Видел сегодня на эскалаторе в метро мальчика лет пяти-шести без ноги. Он сидел в коляске, которую держал дедушка - старенький и невзрачно одетый. Лицо у мальчика грустное.
Я спускался по ступеням, заметил их и остановился немного ниже. Я не хотел верить, что он без ноги, надеялся, что обознался, но, обернувшись у самого спуска, убедился, что не ошибся. И так жалко его стало, так муторно сделалось на душе, что я не пошел, а поплелся по платформе метро. Остановился, сделал вид, что смотрю на часы в зале - обернулся и еще раз посмотрел на мальчика - издалека. И увидел маленький костыль, который не заметил раньше.

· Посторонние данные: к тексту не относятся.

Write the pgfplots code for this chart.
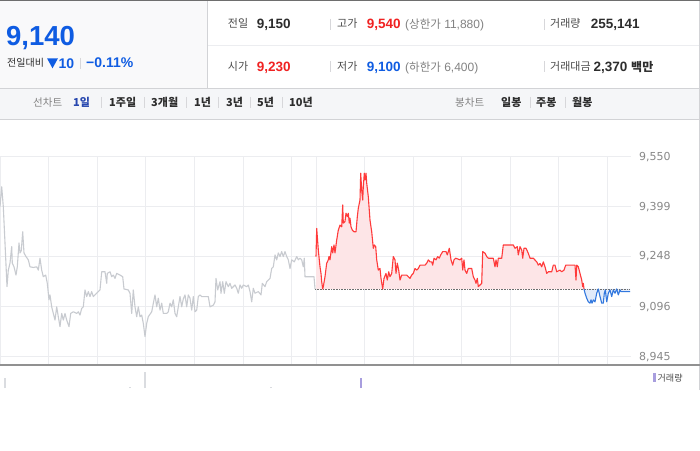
\documentclass[border=0pt]{standalone}
\usepackage{fontspec}
\setmainfont{Liberation Sans}
\newfontfamily\kr{Noto Sans CJK KR}
\newfontfamily\dv{DejaVu Sans}
\usepackage{pgfplots}
\usepackage{pgfplotstable}
\pgfplotsset{compat=1.18}

\definecolor{bt}{RGB}{15,92,226}
\definecolor{rt}{RGB}{240,34,34}
\definecolor{dk}{RGB}{45,45,45}
\definecolor{lab}{RGB}{75,75,75}
\definecolor{par}{RGB}{130,130,130}
\definecolor{sepc}{RGB}{215,215,218}
\definecolor{leftbg}{RGB}{249,249,250}
\definecolor{tbbg}{RGB}{245,246,248}
\definecolor{bord}{RGB}{210,211,214}
\definecolor{navy}{RGB}{40,72,175}
\definecolor{gridc}{RGB}{236,237,240}
\definecolor{grayl}{RGB}{200,203,208}
\definecolor{redl}{RGB}{255,58,58}
\definecolor{pinkf}{RGB}{253,229,231}
\definecolor{bluel}{RGB}{50,120,222}
\definecolor{bluef}{RGB}{226,235,250}
\definecolor{volc}{RGB}{168,158,222}
\definecolor{volg}{RGB}{218,220,224}
\definecolor{axc}{RGB}{145,145,145}
\definecolor{tick}{RGB}{136,136,136}
\definecolor{dotc}{RGB}{110,110,110}

\newcommand\fs[1]{\fontsize{#1}{#1}\selectfont}

\pgfplotstableread{
x y
0 9399
1.7 9459
3.3 9399
5 9289
7 9157
8.3 9207
10 9228
11.7 9278
12.3 9228
14 9217
16 9192
17.3 9217
19 9289
20 9259
21.3 9266
22.7 9323
24 9259
26 9248
28.3 9238
30 9217
33.3 9215
36.7 9217
38.3 9207
40 9243
41.7 9207
43.3 9187
45.7 9192
47.3 9167
49 9117
50 9132
51.7 9096
53.3 9076
55 9056
56.7 9096
58.3 9066
60 9036
61.7 9076
63.3 9056
65 9076
66.7 9056
69 9036
70.7 9076
73.3 9081
76.7 9076
78.3 9081
80 9071
81.7 9091
83.3 9096
85 9147
86.7 9127
88.3 9142
90 9127
91.7 9142
93.3 9127
96.7 9137
98.3 9142
100 9147
101.7 9202
105 9202
106.7 9167
107.3 9197
110 9202
111.7 9187
113.3 9192
115 9182
116.7 9197
120 9192
122.7 9187
124 9150
128.3 9147
130 9137
131.7 9076
133.3 9147
135 9096
136.7 9066
138.3 9096
140 9066
141.7 9071
143.3 9046
145 9006
146.7 9046
148.3 9066
151.7 9081
154 9117
155 9132
156.7 9096
158.3 9122
160 9086
161.7 9107
163.3 9076
166.7 9076
168.3 9081
170 9107
171.7 9096
173.3 9117
175 9076
176.7 9066
178.3 9096
180 9127
181.7 9096
183.3 9120
185 9132
186.7 9096
188.3 9132
190 9122
191.7 9086
193.3 9127
195 9081
196.7 9086
198.3 9127
200 9132
201.7 9127
208.3 9127
210 9096
213.3 9101
215 9111
216 9182
217.7 9147
220 9172
221 9137
222.7 9172
224.3 9137
226 9172
228.3 9157
230 9167
231.7 9152
235 9162
236.7 9152
238.3 9137
240 9162
241.7 9152
243.3 9162
246.7 9157
248.3 9162
250 9142
251.7 9111
253.3 9152
255 9137
258.3 9142
261 9132
262.3 9167
265 9157
266.7 9172
270 9182
271.7 9212
273.3 9217
275 9253
276.7 9238
278.3 9259
280 9248
281.7 9263
283.3 9248
285 9263
286.7 9248
288.3 9238
290 9212
291.7 9238
294.3 9232
296.7 9248
298.3 9238
300 9243
301.7 9238
303.3 9217
304.3 9243
305 9187
311.7 9187
314 9187
315 9150
}\grayd

\pgfplotstableread{
x y
316 9248
316.7 9333
318.3 9268
320 9217
321 9197
321.7 9172
322.7 9150
323.3 9157
325 9187
326.7 9228
328.3 9238
329 9248
330 9238
331.7 9278
332.7 9259
334 9283
335 9259
336.7 9298
338.3 9328
340 9343
341.7 9338
342.7 9404
343.3 9349
345 9354
346 9379
347.3 9369
348.3 9379
349.3 9349
350 9364
351 9338
352.3 9328
354 9323
356 9323
357.3 9368
358.3 9394
360 9419
360.7 9500
361.7 9449
362.7 9419
363.3 9459
364.3 9500
365 9480
366 9500
366.7 9470
368.3 9429
370 9358
371.7 9323
373.3 9273
374.3 9283
375.7 9278
376.7 9238
378.3 9207
380 9212
381 9182
382.7 9150
384 9182
386 9197
387.3 9177
388.7 9202
390 9187
391.7 9197
393.3 9248
395 9238
396 9197
397.3 9228
398.7 9207
400 9177
401.7 9192
403.3 9192
406.7 9192
408.3 9187
410 9182
411.7 9192
413.3 9197
415 9212
416.7 9207
418.3 9212
420 9222
425 9222
426.7 9228
428.3 9238
430 9232
431.7 9232
432.7 9222
434 9243
436 9238
437.7 9248
439.3 9243
440.7 9253
442.7 9263
446 9263
447.3 9253
449.3 9273
451 9238
452.7 9222
454 9238
455.7 9243
460 9238
461.7 9243
462.7 9207
464 9238
465 9207
466.7 9197
468.3 9212
470 9212
471.7 9212
473.3 9187
475 9177
476 9167
477.3 9182
478.3 9157
480 9162
481.7 9167
482.7 9263
485 9258
486.7 9248
488.3 9243
493.3 9243
495 9217
496 9238
497.3 9217
498.3 9243
501.7 9243
503.3 9283
513.3 9283
515 9273
517.3 9278
518.3 9253
520 9278
521.7 9268
522.7 9243
524 9273
526 9273
528.3 9258
530 9243
533.3 9243
536.7 9232
538.3 9222
540 9227
541.7 9217
543.3 9232
545 9217
546.7 9197
548.3 9202
551.7 9202
553.3 9222
555 9222
556.7 9202
560 9207
561.7 9202
564 9207
565.7 9222
575 9222
576 9177
576.7 9222
578.3 9217
580 9197
581.7 9177
582.7 9157
583.3 9167
584 9150
}\redd

\pgfplotstableread{
x y
584 9150
585 9137
586.7 9122
588.3 9111
590 9107
591 9117
592 9107
593.3 9117
595 9111
596.7 9137
598.3 9150
600 9127
601.7 9107
603.3 9107
604.3 9137
605.3 9147
606.7 9111
608.3 9137
610 9147
611.7 9127
613.3 9147
615 9137
616.7 9150
618.3 9132
620 9147
621 9142
630 9142
}\blued

\begin{document}
\begin{tikzpicture}[x=1pt,y=1pt]
\fill[white] (0,0) rectangle (700,450);

% header
\fill[leftbg] (0,362) rectangle (207,449);
\draw[line width=1pt, dotc] (0,449.5) -- (700,449.5);
\draw[bord, line width=0.8pt] (207.5,362) -- (207.5,449);
\draw[gridc, line width=0.8pt] (208,405) -- (699,405);
\fill[tbbg] (0,331) rectangle (700,361);
\draw[bord, line width=1pt] (0,361.5) -- (700,361.5);
\draw[bord, line width=0.8pt] (0,330.5) -- (700,330.5);
\draw[bord, line width=0.8pt] (699.5,60) -- (699.5,449);

\node[anchor=base west, inner sep=0pt] at (6,404.3) {\fs{27.5}\bfseries\color{bt}9,140};
\node[anchor=base west, inner sep=0pt] at (7,383.6) {\kr\fs{10}\color{dk}전일대비};
\fill[bt] (47,391.7) -- (58,391.7) -- (52.5,381.7) -- cycle;
\node[anchor=base west, inner sep=0pt] at (58.5,381.7) {\fs{14}\bfseries\color{bt}10};
\draw[sepc, line width=0.8pt] (80.5,392) -- (80.5,381);
\node[anchor=base west, inner sep=0pt] at (86,382) {\fs{14}\bfseries\color{bt}−0.11\%};

% row 1
\node[anchor=base west, inner sep=0pt] at (227.7,422) {\kr\fs{11}\color{lab}전일};
\node[anchor=base west, inner sep=0pt] at (256.7,421.2) {\fs{13.5}\bfseries\color{dk}9,150};
\draw[sepc, line width=0.8pt] (330.5,431) -- (330.5,420);
\node[anchor=base west, inner sep=0pt] at (337,422) {\kr\fs{11}\color{lab}고가};
\node[anchor=base west, inner sep=0pt] at (366.7,421.2) {\fs{13.5}\bfseries\color{rt}9,540};
\node[anchor=base west, inner sep=0pt] at (405,421.2) {\fs{12}\color{par}({\kr\fs{11.5}상한가} 11,880)};
\draw[sepc, line width=0.8pt] (544.5,431) -- (544.5,420);
\node[anchor=base west, inner sep=0pt] at (550,422) {\kr\fs{11}\color{lab}거래량};
\node[anchor=base west, inner sep=0pt] at (590.7,421.2) {\fs{13.5}\bfseries\color{dk}255,141};

% row 2
\node[anchor=base west, inner sep=0pt] at (227.7,379.3) {\kr\fs{11}\color{lab}시가};
\node[anchor=base west, inner sep=0pt] at (256.7,378.5) {\fs{13.5}\bfseries\color{rt}9,230};
\draw[sepc, line width=0.8pt] (330.5,388.5) -- (330.5,377.5);
\node[anchor=base west, inner sep=0pt] at (337,379.3) {\kr\fs{11}\color{lab}저가};
\node[anchor=base west, inner sep=0pt] at (366.7,378.5) {\fs{13.5}\bfseries\color{bt}9,100};
\node[anchor=base west, inner sep=0pt] at (405,378.5) {\fs{12}\color{par}({\kr\fs{11.5}하한가} 6,400)};
\draw[sepc, line width=0.8pt] (544.5,388.5) -- (544.5,377.5);
\node[anchor=base west, inner sep=0pt] at (550,379.3) {\kr\fs{11}\color{lab}거래대금};
\node[anchor=base west, inner sep=0pt] at (593.5,378.5) {\fs{13.5}\bfseries\color{dk}2,370 {\kr\fs{12}백만}};

% toolbar
\node[anchor=base west, inner sep=0pt] at (33,343.4) {\kr\fs{10.5}\color{par}선차트};
\node[anchor=base west, inner sep=0pt] at (73,343.4) {\kr\fs{11}\bfseries\color{navy}1일};
\node[anchor=base west, inner sep=0pt] at (109,343.4) {\kr\fs{11}\bfseries\color{dk}1주일};
\node[anchor=base west, inner sep=0pt] at (151,343.4) {\kr\fs{11}\bfseries\color{dk}3개월};
\node[anchor=base west, inner sep=0pt] at (194,343.4) {\kr\fs{11}\bfseries\color{dk}1년};
\node[anchor=base west, inner sep=0pt] at (226,343.4) {\kr\fs{11}\bfseries\color{dk}3년};
\node[anchor=base west, inner sep=0pt] at (257,343.4) {\kr\fs{11}\bfseries\color{dk}5년};
\node[anchor=base west, inner sep=0pt] at (289,343.4) {\kr\fs{11}\bfseries\color{dk}10년};
\foreach \sx in {101.5,144.5,186.5,218.5,250.5,282.5,530.5,565.5}
  \draw[sepc, line width=0.8pt] (\sx,353) -- (\sx,342);
\node[anchor=base west, inner sep=0pt] at (455,343.4) {\kr\fs{10.5}\color{par}봉차트};
\node[anchor=base west, inner sep=0pt] at (501,343.4) {\kr\fs{11}\bfseries\color{dk}일봉};
\node[anchor=base west, inner sep=0pt] at (536,343.4) {\kr\fs{11}\bfseries\color{dk}주봉};
\node[anchor=base west, inner sep=0pt] at (572,343.4) {\kr\fs{11}\bfseries\color{dk}월봉};

% price chart
\begin{axis}[
  at={(0pt,85pt)}, anchor=south west,
  width=631pt, height=208.3pt, scale only axis,
  xmin=0, xmax=631, ymin=8920, ymax=9550,
  axis line style={draw=none},
  major tick length=0pt,
  xtick={0.5,48,97,145.5,194.5,243,291.5,316,364.5,413,461.5,510,558.5,607},
  xticklabels={},
  ytick={8945,9096,9248,9399,9550},
  scaled y ticks=false,
  /pgf/number format/assume math mode=true,
  yticklabel pos=right,
  yticklabel style={font=\dv\fs{11}, text=tick, anchor=west, xshift=4.5pt,
    /pgf/number format/fixed, /pgf/number format/precision=0,
    /pgf/number format/1000 sep={,}},
  xmajorgrids, ymajorgrids,
  grid style={gridc, line width=0.8pt},
]
\addplot[fill=pinkf, draw=none] table {\redd} -- (axis cs:316,9150) -- cycle;
\addplot[fill=bluef, draw=none] table {\blued} -- (axis cs:630,9150) -- cycle;
\addplot[densely dotted, dotc, line width=0.6pt] coordinates {(315,9150) (630,9150)};
\addplot[grayl, line width=1.1pt, line join=round] table {\grayd};
\addplot[redl, line width=1.1pt, line join=round] table {\redd};
\addplot[bluel, line width=1.1pt, line join=round] table {\blued};
\end{axis}

% volume strip
\begin{axis}[
  at={(0pt,62pt)}, anchor=south west,
  width=631pt, height=22pt, scale only axis,
  xmin=0, xmax=631, ymin=0, ymax=22,
  axis line style={draw=none}, ticks=none,
]
\addplot[ycomb, volg, line width=1.3pt] coordinates {(5,10) (130,1.5) (145,16) (271,1.5)};
\addplot[ycomb, volc, line width=1.5pt] coordinates {(361,10)};
\end{axis}

\draw[axc, line width=1.3pt] (0,85) -- (700,85);
\fill[volc] (652.7,76.7) rectangle (655.7,68.3);
\node[anchor=base west, inner sep=0pt] at (657.5,68.8) {\kr\fs{9}\color{lab}거래량};

\pgfresetboundingbox
\useasboundingbox (0,0) rectangle (700,450);
\end{tikzpicture}
\end{document}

Господи, как мы все привыкли к благополучной жизни, как нас приучили к этому телевидение и печать! У меня мелькнула мысль - подойти к ним и дать 25 рублей дедушке или мальчику - и уйти. У меня в бумажнике лежали эти деньги. А вдруг обидятся, не так поймут? Не принято у нас такое. И я не пошел и не дал. И ехал в вагоне подавленный, читал про репрессированного Тухачевского, но читалось плохо - все стоял перед глазами этот мальчик с грустным лицом. И думал о Максиме и Маришке, и, придя домой, обнял сына, и долго не отпускал от себя. "Ты чего такой?" - спросила Ольга. Я рассказал ей и Максимке.